Cathy Davidson has written about her experience in creating a class constitution. It sets the ground rules for a course and helps establish the idea that your classroom is a community of learners working together toward a shared purpose. You can take this notion as far as Davidson does, allowing the class constitution to determine most of the operating rules, or you can take a slight step toward it in small teaching fashion.
Many of us, for example, continue to wrestle with policies on the use of cellphones, iPads, and laptops in the classroom. Others struggle with whether (and how) to award participation points. Or we wonder about what our policies on late work or absences should look like. There are no "right" answers in any of those areas, which leaves them open for teachers of good will to make different decisions. A class constitution approach would invite students into that decision-making process.

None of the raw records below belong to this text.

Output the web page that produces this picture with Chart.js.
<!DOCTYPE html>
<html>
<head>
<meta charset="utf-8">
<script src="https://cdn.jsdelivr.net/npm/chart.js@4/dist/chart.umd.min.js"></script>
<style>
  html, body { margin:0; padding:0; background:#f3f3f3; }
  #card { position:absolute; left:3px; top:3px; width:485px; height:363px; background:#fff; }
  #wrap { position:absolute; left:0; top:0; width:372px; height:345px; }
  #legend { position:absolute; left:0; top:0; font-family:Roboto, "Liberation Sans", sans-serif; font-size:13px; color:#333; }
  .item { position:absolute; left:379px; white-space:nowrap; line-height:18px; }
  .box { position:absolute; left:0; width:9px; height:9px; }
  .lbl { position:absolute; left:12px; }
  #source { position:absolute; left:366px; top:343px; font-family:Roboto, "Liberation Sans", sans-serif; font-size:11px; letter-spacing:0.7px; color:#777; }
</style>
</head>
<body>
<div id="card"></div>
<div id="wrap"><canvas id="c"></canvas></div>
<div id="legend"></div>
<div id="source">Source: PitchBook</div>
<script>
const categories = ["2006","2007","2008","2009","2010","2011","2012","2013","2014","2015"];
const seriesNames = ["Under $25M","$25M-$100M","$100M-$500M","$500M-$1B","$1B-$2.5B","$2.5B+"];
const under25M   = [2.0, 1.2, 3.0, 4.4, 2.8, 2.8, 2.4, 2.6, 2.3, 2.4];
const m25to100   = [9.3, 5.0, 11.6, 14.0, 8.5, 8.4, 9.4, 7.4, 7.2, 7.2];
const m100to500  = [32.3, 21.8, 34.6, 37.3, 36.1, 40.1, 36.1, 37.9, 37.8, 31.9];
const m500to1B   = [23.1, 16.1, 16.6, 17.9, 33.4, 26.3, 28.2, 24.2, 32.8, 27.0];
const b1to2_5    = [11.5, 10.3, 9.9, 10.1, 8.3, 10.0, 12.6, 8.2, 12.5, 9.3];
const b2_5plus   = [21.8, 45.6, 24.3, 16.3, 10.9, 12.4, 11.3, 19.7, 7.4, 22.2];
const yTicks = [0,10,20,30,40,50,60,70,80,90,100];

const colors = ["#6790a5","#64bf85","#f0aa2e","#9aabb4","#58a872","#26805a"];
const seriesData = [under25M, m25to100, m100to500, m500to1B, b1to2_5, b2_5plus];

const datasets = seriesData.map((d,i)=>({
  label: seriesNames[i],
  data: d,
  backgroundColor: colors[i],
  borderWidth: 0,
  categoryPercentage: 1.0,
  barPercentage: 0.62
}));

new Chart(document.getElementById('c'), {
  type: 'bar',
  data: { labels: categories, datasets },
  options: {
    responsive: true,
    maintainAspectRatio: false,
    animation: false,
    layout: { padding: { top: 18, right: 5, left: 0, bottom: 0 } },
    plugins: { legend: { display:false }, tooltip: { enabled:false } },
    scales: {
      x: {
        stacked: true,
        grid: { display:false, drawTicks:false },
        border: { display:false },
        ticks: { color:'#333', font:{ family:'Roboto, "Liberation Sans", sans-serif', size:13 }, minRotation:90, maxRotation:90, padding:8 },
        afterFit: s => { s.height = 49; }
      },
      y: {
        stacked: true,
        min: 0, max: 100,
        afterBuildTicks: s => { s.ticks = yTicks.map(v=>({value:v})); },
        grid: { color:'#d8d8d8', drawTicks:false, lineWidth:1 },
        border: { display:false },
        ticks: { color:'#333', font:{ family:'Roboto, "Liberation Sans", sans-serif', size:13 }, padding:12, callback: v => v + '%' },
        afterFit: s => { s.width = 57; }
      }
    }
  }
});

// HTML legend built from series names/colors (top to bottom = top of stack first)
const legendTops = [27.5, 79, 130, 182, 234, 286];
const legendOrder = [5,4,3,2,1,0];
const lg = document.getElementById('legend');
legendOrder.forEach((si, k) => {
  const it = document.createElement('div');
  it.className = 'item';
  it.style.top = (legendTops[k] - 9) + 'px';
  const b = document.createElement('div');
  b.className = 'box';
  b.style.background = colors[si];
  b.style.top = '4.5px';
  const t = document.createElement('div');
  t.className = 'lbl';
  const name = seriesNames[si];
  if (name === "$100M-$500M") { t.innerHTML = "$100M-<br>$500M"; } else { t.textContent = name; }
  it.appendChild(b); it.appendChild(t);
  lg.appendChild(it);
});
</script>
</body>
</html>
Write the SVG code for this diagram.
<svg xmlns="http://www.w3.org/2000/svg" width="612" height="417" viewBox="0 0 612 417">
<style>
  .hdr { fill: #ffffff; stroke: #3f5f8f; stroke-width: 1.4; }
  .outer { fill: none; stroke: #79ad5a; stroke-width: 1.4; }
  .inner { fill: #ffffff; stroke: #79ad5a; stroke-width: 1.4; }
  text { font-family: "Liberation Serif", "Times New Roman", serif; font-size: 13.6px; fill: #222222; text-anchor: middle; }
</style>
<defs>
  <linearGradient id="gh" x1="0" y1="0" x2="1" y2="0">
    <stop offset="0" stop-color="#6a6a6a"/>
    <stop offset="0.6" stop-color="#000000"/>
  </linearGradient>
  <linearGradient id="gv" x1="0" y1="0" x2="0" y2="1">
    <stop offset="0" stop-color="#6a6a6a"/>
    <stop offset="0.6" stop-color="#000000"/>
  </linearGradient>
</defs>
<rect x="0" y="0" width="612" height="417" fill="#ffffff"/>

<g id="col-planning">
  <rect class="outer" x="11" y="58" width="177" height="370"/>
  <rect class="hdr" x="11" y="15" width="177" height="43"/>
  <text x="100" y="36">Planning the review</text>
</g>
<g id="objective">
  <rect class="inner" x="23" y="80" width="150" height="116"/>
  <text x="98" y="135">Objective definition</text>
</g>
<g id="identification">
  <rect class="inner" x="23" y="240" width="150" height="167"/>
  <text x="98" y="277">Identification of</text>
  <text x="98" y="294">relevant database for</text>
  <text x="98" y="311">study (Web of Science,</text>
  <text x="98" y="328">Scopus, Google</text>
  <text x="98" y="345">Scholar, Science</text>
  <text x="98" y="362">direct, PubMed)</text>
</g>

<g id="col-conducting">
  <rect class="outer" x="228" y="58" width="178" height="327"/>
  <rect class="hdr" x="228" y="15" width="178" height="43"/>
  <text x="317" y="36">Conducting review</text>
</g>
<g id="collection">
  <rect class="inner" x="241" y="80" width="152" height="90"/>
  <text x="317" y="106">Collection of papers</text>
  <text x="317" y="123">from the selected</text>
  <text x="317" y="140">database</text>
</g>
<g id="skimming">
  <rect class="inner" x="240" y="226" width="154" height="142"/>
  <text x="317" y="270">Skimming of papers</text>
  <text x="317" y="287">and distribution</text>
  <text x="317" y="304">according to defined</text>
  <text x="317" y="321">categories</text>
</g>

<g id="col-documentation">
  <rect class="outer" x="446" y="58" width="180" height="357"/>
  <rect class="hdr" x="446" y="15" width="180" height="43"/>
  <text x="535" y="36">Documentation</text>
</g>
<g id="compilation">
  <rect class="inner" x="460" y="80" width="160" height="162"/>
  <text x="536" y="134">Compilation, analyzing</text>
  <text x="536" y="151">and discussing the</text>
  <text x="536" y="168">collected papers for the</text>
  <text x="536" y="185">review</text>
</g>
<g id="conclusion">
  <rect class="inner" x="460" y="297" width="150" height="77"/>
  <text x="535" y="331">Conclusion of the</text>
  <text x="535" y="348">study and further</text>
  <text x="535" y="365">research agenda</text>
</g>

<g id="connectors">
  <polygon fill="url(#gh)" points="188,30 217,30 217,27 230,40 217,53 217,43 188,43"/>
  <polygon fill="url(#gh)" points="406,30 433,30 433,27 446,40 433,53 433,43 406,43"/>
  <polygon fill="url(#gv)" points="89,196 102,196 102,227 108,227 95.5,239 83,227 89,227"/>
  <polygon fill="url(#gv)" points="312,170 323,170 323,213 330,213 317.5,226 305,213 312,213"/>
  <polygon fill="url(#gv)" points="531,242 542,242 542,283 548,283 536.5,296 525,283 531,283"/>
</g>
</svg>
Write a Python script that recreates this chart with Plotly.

Practically speaking, you might hand out a draft syllabus on the first day of class, and then present the areas in which you want students to help you establish certain class rules. (You can obviously set limits and define certain rules that are nonnegotiable for you.) You could invite students to comment on the course website and/or have them discuss these issues in groups. Once the class has made a collective decision, you can remind students that it is your responsibility to ensure that the class abides by these new rules.
Ceding control over any aspect of teaching can be scary, which may be why my own progress in this area has been so gradual. But if you find the prospect intriguing — if these ideas resonate with your own experience as a teacher or learner — see if you can offer students one new choice next semester, either in how they demonstrate their learning to you or in how your class forms its community rules.
In doing so, you just might nudge them one step closer to the goal we have for every student: taking ownership of their own education.